Starting with the first line of the listing, quote each line exactly until and including the one with "var baseMu = [161, 130, 106, 99, 55];", leaving pictures out.
=======
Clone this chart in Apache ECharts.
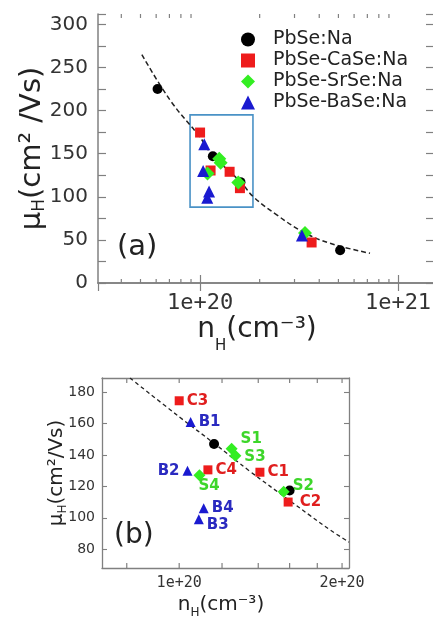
<!DOCTYPE html>
<html>
<head>
<meta charset="utf-8">
<script src="https://cdn.jsdelivr.net/npm/echarts@6/dist/echarts.min.js"></script>
<style>
html, body { margin: 0; padding: 0; background: #fff; }
#chart { width: 433px; height: 617px; }
</style>
</head>
<body>
<div id="chart"></div>
<script>
// ---- panel (a): every sample ----
var pbseN  = [6.1e19, 1.16e20, 1.6e20, 5.1e20];
var pbseMu = [225, 147, 117, 38];
var caseN  = [1.0e20, 1.13e20, 1.41e20, 1.59e20, 3.66e20];
var caseMu = [174.5, 130.5, 129, 110, 47];
var srseN  = [1.25e20, 1.27e20, 1.09e20, 1.56e20, 3.39e20];
var srseMu = [144, 139.5, 127, 116.5, 58];
var baseN  = [1.05e20, 1.036e20, 1.11e20, 1.087e20, 3.27e20];
var baseMu = [161, 130, 106, 99, 55];

// dashed guide curve as read from (a)
var fitAN  = [5.08e19, 7.06e19, 1.0e20, 1.146e20, 1.606e20, 1.858e20, 2.44e20, 3.33e20, 4.54e20, 7.22e20];
var fitAMu = [265, 212, 169, 149, 117, 100, 79, 59, 46, 34.5];

// the blue box in (a): nLow, muHigh, nHigh, muLow
var zoomBox = [8.9e19, 195, 1.85e20, 88];

// axis ranges
var rangeA = [3.05e19, 1.52e21, 0, 312];
var rangeB = [7.2e19, 2.06e20, 68, 189];
var minorTicksA = [4e19, 5e19, 6e19, 7e19, 8e19, 9e19, 2e20, 3e20, 4e20, 5e20, 6e20, 7e20, 8e20, 9e20];
var ticksB = [8e19, 1e20, 1.2e20, 1.4e20, 1.6e20, 1.8e20, 2e20];
var tickLabelsB = [1e20, 2e20];

// ---- panel (b): zoomed samples with tags ----
var pbseBN  = [1.16e20, 1.6e20];
var pbseBMu = [147, 117.3];
var caseBN  = [1.0e20, 1.13e20, 1.41e20, 1.59e20];
var caseBMu = [174.5, 130.5, 129, 110];
var caseBTag = ['C3', 'C4', 'C1', 'C2'];
var srseBN  = [1.25e20, 1.27e20, 1.09e20, 1.56e20];
var srseBMu = [144, 139.5, 127, 116.5];
var srseBTag = ['S1', 'S3', 'S4', 'S2'];
var baseBN  = [1.05e20, 1.036e20, 1.11e20, 1.087e20];
var baseBMu = [161, 130, 106, 99];
var baseBTag = ['B1', 'B2', 'B4', 'B3'];

var fitBN  = [8.11e19, 1.0e20, 1.164e20, 1.351e20, 1.602e20, 1.744e20, 1.9e20, 2.06e20];
var fitBMu = [189, 164.3, 147, 129.6, 110.8, 101.5, 92.3, 84.5];

var names = ['PbSe:Na', 'PbSe-CaSe:Na', 'PbSe-SrSe:Na', 'PbSe-BaSe:Na'];
var colors = ['#000000', '#ee1c1c', '#33ee22', '#1a1ad0'];
var tagColors = ['#000000', '#e01e1e', '#3dd62a', '#2a2ac0'];
var symbols = ['circle', 'rect', 'diamond', 'triangle'];
var sizesA = [10, 10, 14, 12];
var sizesB = [10, 9, 12, 10];

// where each tag sits next to its marker
var tagPlace = {
    C3: {}, B1: {}, S3: {offset: [0, 1]}, C4: {}, C1: {}, B4: {},
    S1: {offset: [0, -10]},
    B2: {position: 'left'},
    S4: {offset: [-10, 11]},
    S2: {offset: [0, -6]},
    C2: {distance: 7},
    B3: {offset: [0, 6]}
};

function pairs(n, mu) {
    return n.map(function (v, i) { return [v, mu[i]]; });
}
function tagged(n, mu, tags) {
    return n.map(function (v, i) {
        return {value: [v, mu[i]], name: tags[i], label: tagPlace[tags[i]]};
    });
}
function expLabel(v) {
    var e = Math.floor(Math.log10(v) + 1e-9);
    var m = Math.round(v / Math.pow(10, e));
    return m + 'e+' + e;
}

var grayAxis = {lineStyle: {color: '#808080', width: 1.5}};
var grayAxisB = {lineStyle: {color: '#808080', width: 1.3}};

function tickSeries(xi, yi, values, len, yVal) {
    return {
        type: 'custom', name: 'ticks' + xi, xAxisIndex: xi, yAxisIndex: yi, silent: true, z: 6,
        data: values.map(function (v) { return [v, yVal]; }),
        renderItem: function (params, api) {
            var x = api.coord([api.value(0), api.value(1)])[0];
            var cs = params.coordSys;
            var st = {stroke: '#808080', lineWidth: 1.2};
            return {type: 'group', children: [
                {type: 'line', shape: {x1: x, y1: cs.y + cs.height, x2: x, y2: cs.y + cs.height - len}, style: st},
                {type: 'line', shape: {x1: x, y1: cs.y, x2: x, y2: cs.y + len}, style: st}
            ]};
        }
    };
}

var subRich = function (main, sub, lh) {
    return {
        m: {fontSize: main, fontFamily: 'DejaVu Sans', color: '#222', lineHeight: lh},
        s: {fontSize: sub, fontFamily: 'DejaVu Sans', color: '#222', verticalAlign: 'bottom'}
    };
};

var chart = echarts.init(document.getElementById('chart'));
var series = [];

// panel (a)
series.push({
    type: 'line', name: 'fitA', xAxisIndex: 0, yAxisIndex: 0, data: pairs(fitAN, fitAMu),
    smooth: 0.4, symbol: 'none', z: 2,
    lineStyle: {color: '#222', width: 1.5, type: [5, 3]},
    markArea: {
        silent: true,
        itemStyle: {color: 'rgba(0,0,0,0)', borderColor: '#4a92c6', borderWidth: 1.6},
        data: [[{coord: [zoomBox[0], zoomBox[1]]}, {coord: [zoomBox[2], zoomBox[3]]}]]
    }
});
[[pbseN, pbseMu], [caseN, caseMu], [srseN, srseMu], [baseN, baseMu]].forEach(function (d, i) {
    series.push({
        type: 'scatter', name: names[i], xAxisIndex: 0, yAxisIndex: 0, data: pairs(d[0], d[1]),
        symbol: symbols[i], symbolSize: sizesA[i], z: 3,
        itemStyle: {color: colors[i], opacity: 1}
    });
});
series.push(tickSeries(0, 0, minorTicksA, 4, 100));

// panel (b)
series.push({
    type: 'line', name: 'fitB', xAxisIndex: 2, yAxisIndex: 2, data: pairs(fitBN, fitBMu),
    smooth: 0.4, symbol: 'none', z: 2,
    lineStyle: {color: '#222', width: 1.3, type: [4, 3]}
});
[[pbseBN, pbseBMu, null], [caseBN, caseBMu, caseBTag], [srseBN, srseBMu, srseBTag], [baseBN, baseBMu, baseBTag]].forEach(function (d, i) {
    series.push({
        type: 'scatter', name: names[i], xAxisIndex: 2, yAxisIndex: 2,
        data: d[2] ? tagged(d[0], d[1], d[2]) : pairs(d[0], d[1]),
        symbol: symbols[i], symbolSize: sizesB[i], z: 3,
        itemStyle: {color: colors[i], opacity: 1},
        label: {
            show: !!d[2], position: 'right', distance: 3, formatter: '{b}',
            color: tagColors[i], fontSize: 15, fontWeight: 'bold', fontFamily: 'DejaVu Sans'
        }
    });
});
series.push(tickSeries(2, 2, ticksB, 5, 100));
series.push({
    type: 'custom', name: 'labelsB', xAxisIndex: 2, yAxisIndex: 2, silent: true,
    data: tickLabelsB.map(function (v) { return [v, 100]; }),
    renderItem: function (params, api) {
        var x = api.coord([api.value(0), api.value(1)])[0];
        var cs = params.coordSys;
        return {type: 'text', style: {
            text: expLabel(api.value(0)), x: x, y: cs.y + cs.height + 8,
            align: 'center', verticalAlign: 'top',
            fontSize: 15, fontFamily: 'DejaVu Sans Mono', fill: '#333'
        }};
    }
});

var option = {
    animation: false,
    backgroundColor: '#fff',
    grid: [
        {left: 98, top: 14, width: 336, height: 269, containLabel: false, outerBoundsMode: 'none'},
        {left: 102, top: 378, width: 247, height: 190, containLabel: false, outerBoundsMode: 'none'}
    ],
    legend: {
        data: names.map(function (n, i) { return {name: n, icon: symbols[i]}; }),
        orient: 'vertical', left: 236, top: 25, itemWidth: 14, itemHeight: 14, itemGap: 2,
        selectedMode: false,
        textStyle: {fontSize: 19, fontFamily: 'DejaVu Sans', color: '#222', lineHeight: 19, padding: [0, 0, 0, 13]}
    },
    graphic: [
        {type: 'text', left: 117, top: 233, style: {text: '(a)', fontSize: 29, fontFamily: 'DejaVu Sans', fill: '#222'}},
        {type: 'text', left: 114, top: 522, style: {text: '(b)', fontSize: 28, fontFamily: 'DejaVu Sans', fill: '#222'}}
    ],
    xAxis: [
        {
            type: 'log', gridIndex: 0, min: rangeA[0], max: rangeA[1], position: 'bottom',
            axisLine: grayAxis, splitLine: {show: false},
            axisTick: {inside: true, length: 8, lineStyle: {color: '#808080', width: 1.2}},
            axisLabel: {
                margin: 9, fontSize: 22, fontFamily: 'DejaVu Sans Mono', color: '#333',
                showMinLabel: false, showMaxLabel: false,
                formatter: function (v) {
                    var e = Math.log10(v);
                    return Math.abs(e - Math.round(e)) < 1e-6 ? '1e+' + Math.round(e) : '';
                }
            },
            name: '{m|n}{s|H}{m|(cm⁻³)}', nameLocation: 'middle', nameGap: 23, nameMoveOverlap: false,
            nameTextStyle: {padding: [0, 18, 0, 0], rich: subRich(28, 15, 48)}
        },
        {
            type: 'log', gridIndex: 0, min: rangeA[0], max: rangeA[1], position: 'top',
            axisLine: grayAxis, splitLine: {show: false}, axisLabel: {show: false},
            axisTick: {inside: true, length: 8, lineStyle: {color: '#808080', width: 1.2}}
        },
        {
            type: 'log', gridIndex: 1, min: rangeB[0], max: rangeB[1], position: 'bottom',
            axisLine: grayAxisB, splitLine: {show: false},
            axisTick: {show: false}, axisLabel: {show: false},
            name: '{m|n}{s|H}{m|(cm⁻³)}', nameLocation: 'middle', nameGap: 23, nameMoveOverlap: false,
            nameTextStyle: {padding: [0, 9, 0, 0], rich: subRich(20, 12, 28)}
        },
        {
            type: 'log', gridIndex: 1, min: rangeB[0], max: rangeB[1], position: 'top',
            axisLine: grayAxisB, splitLine: {show: false},
            axisTick: {show: false}, axisLabel: {show: false}
        }
    ],
    yAxis: [
        {
            type: 'value', gridIndex: 0, min: rangeA[2], max: rangeA[3], interval: 25, position: 'left',
            axisLine: {show: true, lineStyle: grayAxis.lineStyle}, splitLine: {show: false},
            axisTick: {show: true, inside: true, length: 8, lineStyle: {color: '#808080', width: 1.2}},
            axisLabel: {
                margin: 10, fontSize: 20, fontFamily: 'DejaVu Sans', color: '#333',
                formatter: function (v) { return v % 50 === 0 ? String(v) : ''; }
            },
            name: '{m|μ}{s|H}{m|(cm² /Vs)}', nameLocation: 'middle', nameGap: 50, nameRotate: 90,
            nameMoveOverlap: false,
            nameTextStyle: {rich: subRich(29, 17, 32)}
        },
        {
            type: 'value', gridIndex: 0, min: rangeA[2], max: rangeA[3], interval: 25, position: 'right',
            axisLine: {show: true, lineStyle: grayAxis.lineStyle}, splitLine: {show: false},
            axisTick: {show: true, inside: true, length: 8, lineStyle: {color: '#808080', width: 1.2}},
            axisLabel: {show: false}
        },
        {
            type: 'value', gridIndex: 1, min: rangeB[2], max: rangeB[3], position: 'left',
            axisLine: {show: true, lineStyle: grayAxisB.lineStyle}, splitLine: {show: false},
            axisTick: {show: true, inside: true, length: 5, lineStyle: {color: '#808080', width: 1.1}},
            axisLabel: {
                margin: 7, fontSize: 14, fontFamily: 'DejaVu Sans', color: '#333',
                showMinLabel: false, showMaxLabel: false,
                formatter: function (v) { return v % 20 === 0 ? String(v) : ''; }
            },
            name: '{m|μ}{s|H}{m|(cm²/Vs)}', nameLocation: 'middle', nameGap: 33, nameRotate: 90,
            nameMoveOverlap: false,
            nameTextStyle: {rich: subRich(20, 12, 24)}
        },
        {
            type: 'value', gridIndex: 1, min: rangeB[2], max: rangeB[3], position: 'right',
            axisLine: {show: true, lineStyle: grayAxisB.lineStyle}, splitLine: {show: false},
            axisTick: {show: true, inside: true, length: 5, lineStyle: {color: '#808080', width: 1.1}},
            axisLabel: {show: false}
        }
    ],
    series: series
};
chart.setOption(option);
</script>
</body>
</html>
=======
[Result below]:
Clone this chart in Apache ECharts.
<!DOCTYPE html>
<html>
<head>
<meta charset="utf-8">
<script src="https://cdn.jsdelivr.net/npm/echarts@6/dist/echarts.min.js"></script>
<style>
html, body { margin: 0; padding: 0; background: #fff; }
#chart { width: 433px; height: 617px; }
</style>
</head>
<body>
<div id="chart"></div>
<script>
// ---- panel (a): every sample ----
var pbseN  = [6.1e19, 1.16e20, 1.6e20, 5.1e20];
var pbseMu = [225, 147, 117, 38];
var caseN  = [1.0e20, 1.13e20, 1.41e20, 1.59e20, 3.66e20];
var caseMu = [174.5, 130.5, 129, 110, 47];
var srseN  = [1.25e20, 1.27e20, 1.09e20, 1.56e20, 3.39e20];
var srseMu = [144, 139.5, 127, 116.5, 58];
var baseN  = [1.05e20, 1.036e20, 1.11e20, 1.087e20, 3.27e20];
var baseMu = [161, 130, 106, 99, 55];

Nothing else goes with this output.